Mikey Taylor cracks 100-bu. soybeans, while waiting for label approval
Don’t try to tell Mikey Taylor forbidden fruit tastes best. Herbicide sins are one ill wind away from exposure, at least when transgressions involve dicamba. In the spring of 2016, Taylor ripped open sacks filled with dicamba-tolerant soybeans and punched the load into his southeast Arkansas ground. When Taylor broke the 100-bu.-per-acre mark, he did so in straight-laced fashion, in direct contrast to the dicamba debacle of 2016.
In a silt loam field rotated from corn, Asgrow 47X6 churned out a top yield in the Arkansas Soybean Association’s Grow for the Green contest. Producers across the U.S., particularly in Arkansas, Mississippi and the Missouri Bootheel, planted large tracts of dicamba-tolerant soybeans in 2016, yet many gave in to temptation, illegally hammering stands with volatile chemicals that blistered the crops of adjoining neighbors.
Taylor drew a clear line in his dirt, a boundary of demarcation between right and wrong. He never made any oddly timed May or June purchase of dicamba, and when Palmer stormed particular fields, as he knew it inevitably would, he gritted his teeth and looked toward 2017, hopeful of a label.
“The worst part of this dicamba mess is watching my friends get hammered,” Taylor says. “The farmers spraying dicamba illegally aren’t hiding it. They know we’ll find out and just don’t care.”
With EPA’s November approval of XtendiMax (basically a new dicamba formula), an additional chemical tool is now knocking on the door of the 2017 crop season. How might this new weed weapon affect Taylor’s future soybean production?
Taylor is well ahead of the curve on soil fertility and management techniques. As one of the first growers in Arkansas to use a cover-cattle rotation, he is also likely the first in the state to break 100 bu. per acre after planting into a cover crop.
He treated seed with Cruiser and planted at a 145,000 population on 30" rows April 9, drilling into a cover of cereal rye, radish and black oats killed two weeks prior with Sharpen. With an odd July, Taylor got 9" of moisture spread across multiple rains in the middle of summer and only needed to irrigate the soybeans three times. “That was God’s blessing. Let’s be clear: I didn’t make those big yields by myself,” he says.
After pod set, the stand appeared promising to crop consultant Ed Whatley. “Mikey got planting in early and matched seed to soil,” Whatley says. “You throw in his phenomenal fertility, timeliness and emphasis on inputs, and it was the total yield package.”
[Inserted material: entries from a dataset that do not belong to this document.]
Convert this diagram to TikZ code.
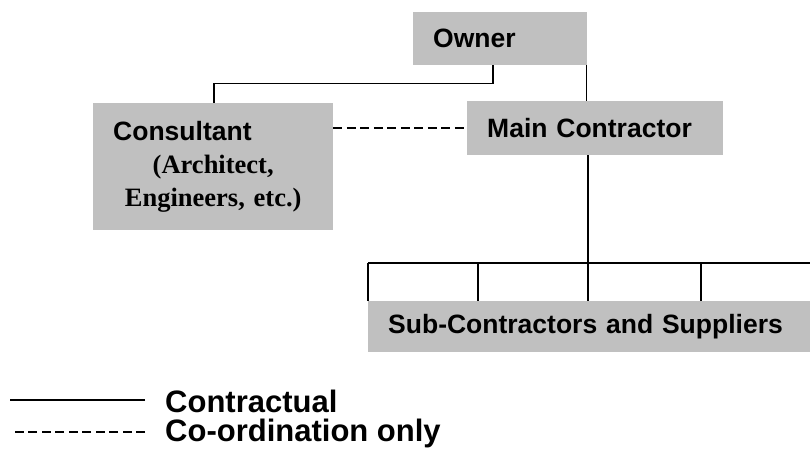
\documentclass[tikz,border=0pt]{standalone}
\usepackage{fontspec}
\setmainfont{Liberation Serif}
\setsansfont{Liberation Sans}
\definecolor{boxgray}{HTML}{C0C0C0}
\tikzset{
  orgbox/.style={fill=boxgray, inner xsep=20pt, inner ysep=0pt, align=left, anchor=north west,
    font=\sffamily\bfseries\fontsize{26.5}{33}\selectfont},
  contract/.style={line width=1.5pt},
  coordonly/.style={line width=1.5pt, dash pattern=on 9pt off 4.5pt},
  legendtext/.style={anchor=base west, inner sep=0pt, font=\sffamily\bfseries\fontsize{31}{37}\selectfont}
}
\begin{document}
\begin{tikzpicture}[x=1pt,y=-1pt]
    \useasboundingbox (0,0) rectangle (810,455);
    \node[orgbox, text width=134pt, minimum height=53pt] (owner) at (413,12) {Owner};
    \node[orgbox, text width=200pt, minimum height=127pt] (consultant) at (93,103)
      {Consultant\\ {\rmfamily\makebox[\linewidth]{(Architect,}}\\ {\rmfamily\makebox[\linewidth]{Engineers, etc.)}}};
    \node[orgbox, text width=216pt, minimum height=54pt] (main) at (467,101) {Main Contractor};
    \node[orgbox, text width=402pt, minimum height=51pt] (sub) at (368,301) {Sub-Contractors and Suppliers};
    \draw[contract] ([xshift=80pt]owner.south west) -- ++(0,18) -| ([xshift=121pt]consultant.north west);
    \draw[contract] ([xshift=-1pt]owner.south east) -- ([xshift=-1pt]owner.south east |- main.north);
    \draw[coordonly] (consultant.east |- main.west) -- (main.west);
    \coordinate (busL) at ([yshift=38pt]sub.north west);
    \coordinate (busR) at ([yshift=38pt]sub.north east);
    \draw[contract] ([xshift=121pt]main.south west) -- ([xshift=121pt]main.south west |- busL);
    \draw[contract] (busL) -- (busR);
    \foreach \dx in {0,110,220,333}
      \draw[contract] ([xshift=\dx pt]busL) -- ([xshift=\dx pt]sub.north west);
    \node[legendtext] (contr) at (165,412) {Contractual};
    \node[legendtext] (coord) at (165,441) {Co-ordination only};
    \draw[contract] ([xshift=-20pt,yshift=12pt]contr.base west) -- ++(-135,0);
    \draw[coordonly] ([xshift=-20pt,yshift=9pt]coord.base west) -- ++(-135,0);
\end{tikzpicture}
\end{document}
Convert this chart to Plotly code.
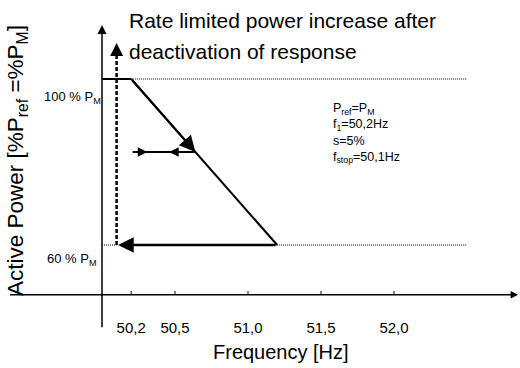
import plotly.graph_objects as go

# ---------------- data ----------------
tick_freqs = [50.2, 50.5, 51.0, 51.5, 52.0]
tick_labels = ["50,2", "50,5", "51,0", "51,5", "52,0"]

f_axis = 50.0          # frequency where the power axis stands
p_axis = 48.0          # power level where the frequency axis lies
f_axis_start = 49.37   # left end of frequency axis
f_axis_end = 52.85     # right end (arrow tip)
p_axis_low = 39.8      # lower end of power axis
p_axis_high = 113.0    # top of power axis (arrow tip)
tick_height = 0.9      # tick mark height in % units

p_max = 100.0          # 100 % P_M
p_min = 60.0           # 60 % P_M
f1 = 50.2              # start of droop
f_end = 51.2           # droop reaches 60 %
f_stop = 50.1
f_ref_end = 52.5       # end of dotted reference lines
p_stop_top = 108.7     # top of dashed release arrow

f_mid = 50.64          # operating point on droop
p_mid = 82.4
f_mid_start = 50.21
f_mid_arrow_r = 50.31
f_mid_arrow_l = 50.46
f_bottom_tip = 50.11

title_lines = ["Rate limited power increase after", "deactivation of response"]
param_lines = ["P<sub>ref</sub>=P<sub>M</sub>", "f<sub>1</sub>=50,2Hz", "s=5%",
               "f<sub>stop</sub>=50,1Hz"]
label_100 = "100 % P<sub>M</sub>"
label_60 = "60 % P<sub>M</sub>"
y_title = "Active Power [%P<sub>ref</sub> =%P<sub>M</sub>]"
x_title = "Frequency [Hz]"

# ---------------- layout helpers ----------------
W, H = 520, 368
FONT = "Arial, Liberation Sans, sans-serif"


def px(x):
    return x / W


def py(y):
    return 1 - y / H


fig = go.Figure()


def line(xs, ys, width=2, dash="solid"):
    fig.add_trace(go.Scatter(x=xs, y=ys, mode="lines",
                             line=dict(color="black", width=width, dash=dash),
                             hoverinfo="skip", showlegend=False, cliponaxis=False))


def arrow(x_tail, y_tail, x_tip, y_tip, width=2, size=1.0, head=2):
    fig.add_annotation(x=x_tip, y=y_tip, ax=x_tail, ay=y_tail,
                       xref="x", yref="y", axref="x", ayref="y",
                       text="", showarrow=True, arrowhead=head,
                       arrowsize=size, arrowwidth=width, arrowcolor="black",
                       standoff=0, startstandoff=0)


# axes
line([f_axis_start, f_axis_end - 0.03], [p_axis, p_axis], width=1.5)
arrow(f_axis_end - 0.06, p_axis, f_axis_end, p_axis, width=1.5, size=1.0)
arrow(f_axis, p_axis_low, f_axis, p_axis_high, width=1.5, size=1.2)

# tick marks on the frequency axis
tx, ty = [], []
for f in tick_freqs:
    tx += [f, f, None]
    ty += [p_axis, p_axis + tick_height, None]
line(tx, ty, width=1)

# dotted reference lines
DOT = "1px,1px"
line([f1, f_ref_end], [p_max, p_max], width=1, dash=DOT)
line([f_end, f_ref_end], [p_min, p_min], width=1, dash=DOT)
line([f_axis, f_stop], [p_min, p_min], width=1, dash=DOT)

# characteristic
line([f_axis, f1], [p_max, p_max], width=2)
line([f1, f_end], [p_max, p_min], width=2)
arrow(f1, p_max, f_mid, p_mid, width=2, size=1.6)

# middle horizontal with arrows
line([f_mid_start, f_mid], [p_mid, p_mid], width=2)
arrow(f_mid_start, p_mid, f_mid_arrow_r, p_mid, width=2, size=0.95)
arrow(f_mid, p_mid, f_mid_arrow_l, p_mid, width=2, size=0.95)

# bottom return arrow
arrow(f_end, p_min, f_bottom_tip, p_min, width=2.5, size=1.25)

# dashed vertical release arrow
line([f_stop, f_stop], [p_min, p_stop_top - 2], width=2.5, dash="4px,2px")
arrow(f_stop, p_stop_top - 3, f_stop, p_stop_top, width=2, size=1.3)

# texts
for i, t in enumerate(title_lines):
    fig.add_annotation(x=px(127), y=py(20 + 32 * i), xref="paper", yref="paper",
                       text=t, showarrow=False, xanchor="left", yanchor="middle",
                       font=dict(family=FONT, size=21, color="black"))

fig.add_annotation(x=px(331), y=py(99), xref="paper", yref="paper",
                   text="<br>".join(param_lines), showarrow=False, align="left",
                   xanchor="left", yanchor="top",
                   font=dict(family=FONT, size=12.5, color="black"))

fig.add_annotation(x=px(103), y=py(97), xref="paper", yref="paper", text=label_100,
                   showarrow=False, xanchor="right", yanchor="middle",
                   font=dict(family=FONT, size=13, color="black"))
fig.add_annotation(x=px(99), y=py(259), xref="paper", yref="paper", text=label_60,
                   showarrow=False, xanchor="right", yanchor="middle",
                   font=dict(family=FONT, size=13, color="black"))

fig.add_annotation(x=px(17), y=py(161), xref="paper", yref="paper", text=y_title,
                   showarrow=False, textangle=-90, xanchor="center", yanchor="middle",
                   font=dict(family=FONT, size=22.5, color="black"))
fig.add_annotation(x=px(281), y=py(352), xref="paper", yref="paper", text=x_title,
                   showarrow=False, xanchor="center", yanchor="middle",
                   font=dict(family=FONT, size=20, color="black"))

# scales: whole figure is the plot area
x0 = f_axis - 102 / 146
x1 = f_axis + (W - 102) / 146
y1 = p_max + 79 / 4.15
y0 = p_max - (H - 79) / 4.15

fig.update_layout(
    width=W, height=H, margin=dict(l=0, r=0, t=0, b=0),
    paper_bgcolor="white", plot_bgcolor="white",
    xaxis=dict(range=[x0, x1], showgrid=False, zeroline=False, showline=False,
               tickvals=tick_freqs, ticktext=tick_labels, ticks="",
               anchor="free", position=(H - 295) / H,
               ticklabelstandoff=22,
               tickfont=dict(family=FONT, size=15, color="black"),
               fixedrange=True),
    yaxis=dict(range=[y0, y1], showgrid=False, zeroline=False, showline=False,
               showticklabels=False, ticks="", fixedrange=True),
)

fig.write_html("out.html", config={"displayModeBar": False},
               post_script="document.body.style.margin='0';"
                           "document.body.style.overflow='hidden';")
Before harvest, Taylor salted the soybeans with 1 gal. per acre, and began cutting Sept. 15: 101.32 bu. per acre.
Knowing the finale of the dicamba-tolerant soybeans, how much might a new label boost production? “No question, a label would have given me better beans across the board,” Taylor says. “The very worst pigweed field I had on my farm was in dicamba beans and it was so bad we almost didn’t harvest. I’d have gotten major savings if I could have cleaned up those beans.”
In 2016, Taylor grew 435 acres of dicamba-tolerant soybeans; he plans to go to 100% in 2017. “When you fool with another man’s livelihood, terrible things happen and we’ve seen that with dicamba this year. I’m looking forward to the legal technology and doing things the right way.”